Alaska pollock boasts the second largest catch of any seafood in Hokkaido next to scallops. Freshly caught Alaska pollock is great for hot pots or simmered dishes, and its roe become tarako when pickled in brine. Milt, or tachi, is enjoyed, like madara milt, as an ingredient in soups and hot pots. The meat of Alaska pollock is widely used as an ingredient in minced fish products such as kamaboko, too.
Alaska pollock lose their freshness quite quickly and when frozen the quality of its meat deteriorates. This is why it was not used in minced fish products, but in 1960 the Hokkaido Fisheries Experimental Station developed a technology that made it possible for the fish to retain its quality even when used in minced fish products.
Nearly all of the waters off Hokkaido, including the Sea of Japan, Pacific Ocean, and Okhotsk Sea, are fishing grounds for Alaska pollock.

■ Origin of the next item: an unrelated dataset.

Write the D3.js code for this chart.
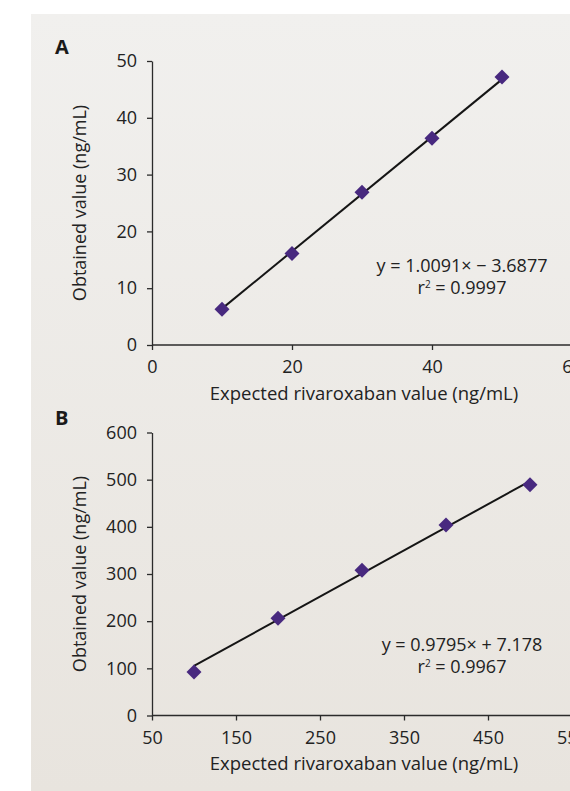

■ Map / Main municipalities with fishing grounds
Wakkanai City, Abashiri City, Monbetsu City, Rausu Town, Kushiro City, Urakawa Town, Muroran City, Shiraoi City, Mori Town, Shikabe Town
At the turn of the 19th century Alaska pollock was caught for the first time in the Sea of Japan off the coast of Iwanai Town, and fishing of this species later spread to other parts of the prefecture.Today, Alaska pollock is mainly caught in offshore trawling or tangle nets, but in Southern Hokkaido’s Hiyama region Alaska pollock is caught using longline fishing. Unlike trawling and tangle nets, longline fishing does not harm the body of the fish, resulting in a fresher fish being brought to port.
In addition, in Yakumo Town, where a fishing port with roof for better hygiene has been set up, fish are washed with clean, pure deep seawater and then placed in foamed styrol packages for transport which also use deepsea water. This processes makes it possible to ship Alaska pollock long distances and still retain their freshness. In addition, resource management is thoroughly practiced by limiting the fishing season as part of efforts to ensure a stable stock of the fish.
Alaska pollock is caught almost year round with the exception of summer, although the season differs slightly based on the location of the fishing grounds.